Я пришел из общеобразовалки, там я не общался в принципе ни с кем. Общался со своей книгой Толкиена, своей музыкой, а своей ногой общался со всеми остальными — метко пинался из-за книжки. Притаскивал меч, рапиру боевую. Вместо звонка прикалывался и включал «Рамштайн». Бить никого вроде не бил, но орал очень громко. Меня доставали, я оборонялся. Когда я пришел сюда, такой ситуации даже не возникало. Вообще сначала я перешел из общеобразовательной в киношколу. Но и там не пошло. Мотанул автостопом в Азов — с девушкой и лучшим другом. Но нас поймали.

В итоге эту школу я нашел сам, в интернете. Пришел в 13 лет, злой, в гриндерах. Здесь поспокойнее мне стало, отпинываться необязательно — перестал!

Единственного ученика отсюда выгнали за мои годы.
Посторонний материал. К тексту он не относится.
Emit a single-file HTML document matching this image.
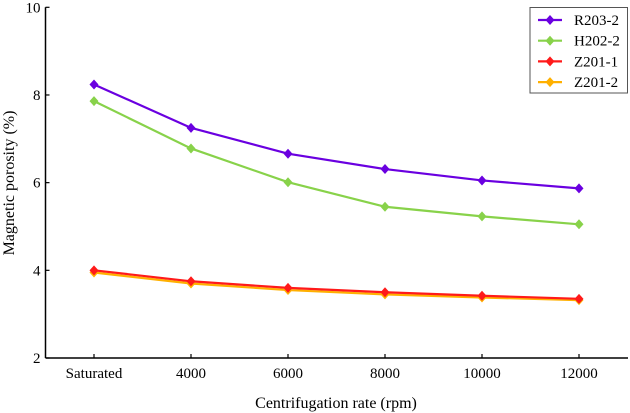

Был мальчик, который повредился разумом, я знаю его историю семейную, а другой одноклассник над ним издевался, в общем, перегибал палку. Я знаю много историй в общеобразовательных школах, там не сделали бы ничего. У нас сразу заступились ученики, мы не хотели, чтобы дошло до учителей… Здесь больше человечности и меньше формальностей. Нет четкой формы, которой ты обязан следовать. Все по-домашнему, нет внешнего напряга, кричат, конечно, но абсолютно не обидно, оправданно.
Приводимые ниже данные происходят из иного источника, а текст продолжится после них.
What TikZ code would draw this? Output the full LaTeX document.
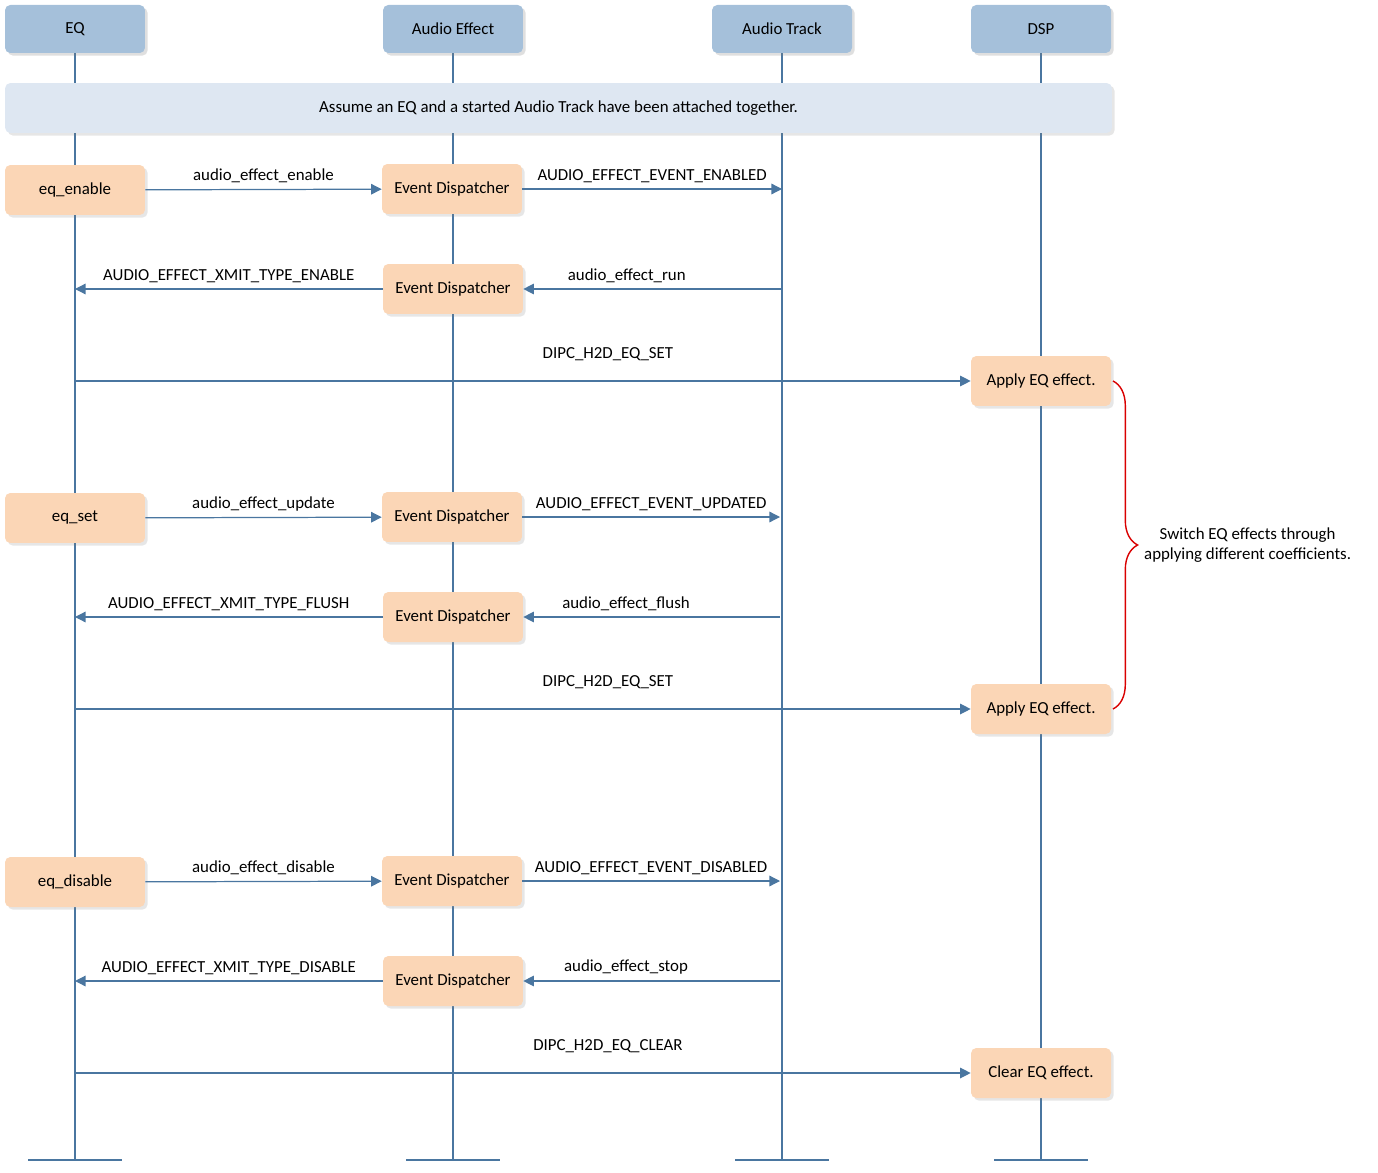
\documentclass[tikz,border=0pt]{standalone}
\usepackage{fontspec}
\setmainfont{Carlito}
\usetikzlibrary{arrows.meta,shadows,decorations.pathreplacing}
\definecolor{headblue}{HTML}{A5C0DA}
\definecolor{bannerblue}{HTML}{DEE7F2}
\definecolor{boxorange}{HTML}{FBD6B6}
\definecolor{lineblue}{HTML}{4A76A0}
\tikzset{
  every node/.style={font=\fontsize{9.6}{11.5}\selectfont, text=black},
  head/.style={fill=headblue, rounded corners=3pt, minimum width=2.8cm, minimum height=0.96cm, drop shadow={opacity=0.25,shadow xshift=1.5pt,shadow yshift=-1.5pt}},
  act/.style={fill=boxorange, rounded corners=3pt, minimum width=2.8cm, minimum height=1cm, drop shadow={opacity=0.2,shadow xshift=1.5pt,shadow yshift=-1.5pt}},
  life/.style={lineblue, line width=0.7pt},
  msg/.style={lineblue, line width=0.7pt, -{Triangle[length=6pt,width=6pt]}},
}
\begin{document}
\begin{tikzpicture}[x=0.02cm,y=-0.02cm]
  \useasboundingbox (0,0) rectangle (1378,1172);

  % lifelines
  \foreach \x/\n in {75/eq,453/ae,782/at,1041/dsp} {
    \coordinate (\n top) at (\x,29);
    \coordinate (\n bot) at (\x,1160);
    \draw[life] (\n top) -- (\n bot);
    \draw[life] (\x-47,1160) -- (\x+47,1160);
  }

  % headers
  \node[head] (hEQ) at (75,29) {EQ};
  \node[head] (hAE) at (453,29) {Audio Effect};
  \node[head] (hAT) at (782,29) {Audio Track};
  \node[head] (hDSP) at (1041,29) {DSP};

  % banner
  \node[fill=bannerblue, rounded corners=3pt, minimum width=22.14cm, minimum height=1cm,
    drop shadow={opacity=0.2,shadow xshift=1.5pt,shadow yshift=-1.5pt}] (banner) at (558.5,108)
    {Assume an EQ and a started Audio Track have been attached together.};

  % enable
  \node[act] (enable) at (75,190) {eq\_enable};
  \node[act] (ed1) at (452,189) {Event Dispatcher};
  \node[act] (ed2) at (453,289) {Event Dispatcher};
  \node[act] (apply1) at (1041,381) {Apply EQ effect.};
  \coordinate (at1) at (782,189);
  \coordinate (at2) at (782,289);
  \coordinate (eq2) at (75,289);
  \coordinate (eq3) at (75,381);
  \draw[msg] (enable) -- node[above] {audio\_effect\_enable} (ed1);
  \draw[msg] (ed1) -- node[above] {AUDIO\_EFFECT\_EVENT\_ENABLED} (at1);
  \draw[msg] (at2) -- node[above, pos=0.6] {audio\_effect\_run} (ed2);
  \draw[msg] (ed2) -- node[above] {AUDIO\_EFFECT\_XMIT\_TYPE\_ENABLE} (eq2);
  \draw[msg] (eq3) -- node[above=8pt, pos=0.595] {DIPC\_H2D\_EQ\_SET} (apply1);

  % set
  \node[act] (set) at (75,518) {eq\_set};
  \node[act] (ed3) at (452,517) {Event Dispatcher};
  \node[act] (ed4) at (453,617) {Event Dispatcher};
  \node[act] (apply2) at (1041,709) {Apply EQ effect.};
  \coordinate (at3) at (780,517);
  \coordinate (at4) at (780,617);
  \coordinate (eq4) at (75,617);
  \coordinate (eq5) at (75,709);
  \draw[msg] (set) -- node[above] {audio\_effect\_update} (ed3);
  \draw[msg] (ed3) -- node[above] {AUDIO\_EFFECT\_EVENT\_UPDATED} (at3);
  \draw[msg] (at4) -- node[above, pos=0.6] {audio\_effect\_flush} (ed4);
  \draw[msg] (ed4) -- node[above] {AUDIO\_EFFECT\_XMIT\_TYPE\_FLUSH} (eq4);
  \draw[msg] (eq5) -- node[above=8pt, pos=0.595] {DIPC\_H2D\_EQ\_SET} (apply2);

  % disable
  \node[act] (disable) at (75,882) {eq\_disable};
  \node[act] (ed5) at (452,881) {Event Dispatcher};
  \node[act] (ed6) at (453,981) {Event Dispatcher};
  \node[act] (clear) at (1041,1073) {Clear EQ effect.};
  \coordinate (at5) at (780,881);
  \coordinate (at6) at (780,981);
  \coordinate (eq6) at (75,981);
  \coordinate (eq7) at (75,1073);
  \draw[msg] (disable) -- node[above] {audio\_effect\_disable} (ed5);
  \draw[msg] (ed5) -- node[above] {AUDIO\_EFFECT\_EVENT\_DISABLED} (at5);
  \draw[msg] (at6) -- node[above, pos=0.6] {audio\_effect\_stop} (ed6);
  \draw[msg] (ed6) -- node[above] {AUDIO\_EFFECT\_XMIT\_TYPE\_DISABLE} (eq6);
  \draw[msg] (eq7) -- node[above=8pt, pos=0.595] {DIPC\_H2D\_EQ\_CLEAR} (clear);

  % brace
  \coordinate (br1) at (1113,381);
  \coordinate (br2) at (1113,709);
  \draw[red!85!black, line width=0.8pt, decorate, decoration={brace, amplitude=14pt}]
    (br1) -- node[right=14pt, align=center] (note) {Switch EQ effects through\\applying different coefficients.} (br2);
\end{tikzpicture}
\end{document}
Гости доедают гречку, которую сварили на обед на все классы. Столовой здесь нет. Родители готовят в больших кастрюлях на всех.

— Мы все были уверены, что пойдем в педагогический и вернемся сюда уже в новой роли, — говорит Ира. Вдруг Андрей спохватывается:

— А по флейте у вас есть кому учить? Нина Алексеевна, вы берете меня на работу? С универом договорюсь, и хоть пару дней в неделю буду вести у вас!
 

*Вальдорфская система обучения основана на чувственном познании, образном мышлении, сопереживании. Основной принцип — предоставление возможности ребенку развиваться самостоятельно, в собственном ритме. В течение нескольких недель изучают «эпоху» — один предмет. Помимо стандартного ИЗО в таких школах ходят в гончарные мастерские, лепят, вяжут, строгают — вне зависимости от пола. Отсутствует строгая дисциплина.